5 × y² will then have an odd number of prime factors.

⇒ The number 5 counts as 1 prime factor, so 1 + an even number of prime factors is an odd numberof prime factors

⇒5 × y² is the same number as x². However, 5 × y² gives an odd number of prime factor while x² gives an even number of prime factors

⇒ This is a contradiction since a number cannot have an odd number of prime factors and an even number of prime factors at the same time

⇒ The assumption that square root of 5 is rational is wrong. Therefore, square of 5 is irrational. 

⇒ Since 5 is  irrational the statement (2+√5) × 2 is irrational. 

Answer 2

Answer:

To Prove (2 + √5)2 is not a rational number, we just need to Prove that √5 is an irrational number.

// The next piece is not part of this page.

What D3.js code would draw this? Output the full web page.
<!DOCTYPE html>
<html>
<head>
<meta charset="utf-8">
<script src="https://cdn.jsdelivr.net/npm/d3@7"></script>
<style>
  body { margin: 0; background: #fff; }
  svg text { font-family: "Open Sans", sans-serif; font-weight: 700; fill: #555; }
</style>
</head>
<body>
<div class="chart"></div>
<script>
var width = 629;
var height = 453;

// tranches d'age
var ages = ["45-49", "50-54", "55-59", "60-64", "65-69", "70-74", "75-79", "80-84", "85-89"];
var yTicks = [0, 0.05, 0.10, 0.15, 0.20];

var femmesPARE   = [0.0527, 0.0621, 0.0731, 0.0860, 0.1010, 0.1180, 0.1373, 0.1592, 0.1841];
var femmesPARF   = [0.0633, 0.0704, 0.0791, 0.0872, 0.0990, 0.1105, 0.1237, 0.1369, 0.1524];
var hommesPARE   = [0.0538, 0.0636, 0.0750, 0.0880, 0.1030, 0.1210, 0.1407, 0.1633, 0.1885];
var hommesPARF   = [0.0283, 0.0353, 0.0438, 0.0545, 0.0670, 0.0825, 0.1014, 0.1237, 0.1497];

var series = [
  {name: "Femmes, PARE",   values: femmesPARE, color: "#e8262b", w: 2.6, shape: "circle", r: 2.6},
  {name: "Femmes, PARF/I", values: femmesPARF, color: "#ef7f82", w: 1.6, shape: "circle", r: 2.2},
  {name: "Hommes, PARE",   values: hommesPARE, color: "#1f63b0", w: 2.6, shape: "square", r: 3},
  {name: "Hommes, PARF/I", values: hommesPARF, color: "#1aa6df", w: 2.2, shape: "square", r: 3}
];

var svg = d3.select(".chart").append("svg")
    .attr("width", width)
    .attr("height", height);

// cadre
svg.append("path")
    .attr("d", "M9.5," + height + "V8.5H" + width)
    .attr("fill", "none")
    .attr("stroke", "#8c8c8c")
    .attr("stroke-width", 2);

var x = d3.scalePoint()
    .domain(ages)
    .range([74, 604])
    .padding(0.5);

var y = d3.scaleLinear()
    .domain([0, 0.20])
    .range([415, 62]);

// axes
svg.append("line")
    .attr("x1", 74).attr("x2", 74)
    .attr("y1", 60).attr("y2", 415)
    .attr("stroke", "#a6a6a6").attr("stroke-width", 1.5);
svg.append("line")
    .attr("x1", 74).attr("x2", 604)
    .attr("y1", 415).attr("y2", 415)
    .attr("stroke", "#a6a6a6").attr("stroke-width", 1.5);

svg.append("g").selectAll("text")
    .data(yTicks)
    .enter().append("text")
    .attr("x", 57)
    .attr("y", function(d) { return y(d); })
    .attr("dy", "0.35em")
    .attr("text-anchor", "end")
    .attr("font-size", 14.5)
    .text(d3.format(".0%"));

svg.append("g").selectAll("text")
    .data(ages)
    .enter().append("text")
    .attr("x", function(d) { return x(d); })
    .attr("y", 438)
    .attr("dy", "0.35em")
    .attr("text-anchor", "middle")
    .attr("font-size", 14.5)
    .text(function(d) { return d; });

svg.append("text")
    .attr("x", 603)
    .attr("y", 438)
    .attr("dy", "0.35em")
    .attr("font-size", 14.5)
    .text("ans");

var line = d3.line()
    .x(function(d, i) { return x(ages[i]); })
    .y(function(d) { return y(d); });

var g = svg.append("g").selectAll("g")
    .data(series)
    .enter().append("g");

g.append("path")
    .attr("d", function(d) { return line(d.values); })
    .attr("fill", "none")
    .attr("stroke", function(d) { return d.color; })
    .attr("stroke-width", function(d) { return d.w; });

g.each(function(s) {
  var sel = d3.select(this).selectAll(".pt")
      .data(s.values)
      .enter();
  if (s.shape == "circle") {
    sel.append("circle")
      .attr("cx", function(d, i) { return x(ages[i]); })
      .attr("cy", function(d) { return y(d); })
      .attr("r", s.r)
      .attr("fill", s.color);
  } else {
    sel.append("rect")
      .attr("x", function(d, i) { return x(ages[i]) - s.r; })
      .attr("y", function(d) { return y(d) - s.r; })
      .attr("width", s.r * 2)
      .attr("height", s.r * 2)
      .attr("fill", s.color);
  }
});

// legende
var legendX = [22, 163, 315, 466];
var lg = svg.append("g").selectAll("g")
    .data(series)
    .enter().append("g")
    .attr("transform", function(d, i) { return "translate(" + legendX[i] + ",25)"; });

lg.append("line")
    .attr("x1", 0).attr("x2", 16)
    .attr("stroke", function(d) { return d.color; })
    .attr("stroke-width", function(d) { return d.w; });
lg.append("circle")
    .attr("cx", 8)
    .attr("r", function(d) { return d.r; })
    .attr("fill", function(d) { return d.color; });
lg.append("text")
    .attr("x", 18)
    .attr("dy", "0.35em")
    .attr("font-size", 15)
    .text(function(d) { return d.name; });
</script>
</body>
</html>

Let's prove this by the method of contradiction –

Say, √5 is a rational number.

∴ It can be expressed in the form p/q where p,q are co-prime integers.

↠ √5 = p/q

↠ 5 = p²/q² {Squaring both the sides}

↠ 5q² = p² ......(1)

↠ p² is a multiple of 5. {Euclid's Division Lemma}

↠ p is also a multiple of 5. {Fundamental Theorm of arithmetic}

↠ p = 5m

↠ p² = 25m² .....(2)

• From equations (1) and (2), we get,

⇒ 5q² = 25m²

⇒ q² = 5m²

⇒ q² is a multiple of 5. {Euclid's Division Lemma}

⇒ q is a multiple of 5.{Fundamental Theorm of Arithmetic}

• Hence, p,q have a common factor 5. this contradicts that they are co-primes. Therefore, p/q is not a rational number. This proves that √5 is an irrational number.
• For the second query, as we've proved √5 irrational. Therefore 2-√5 is also irrational because difference of a rational and an irrational number is always an irrational number.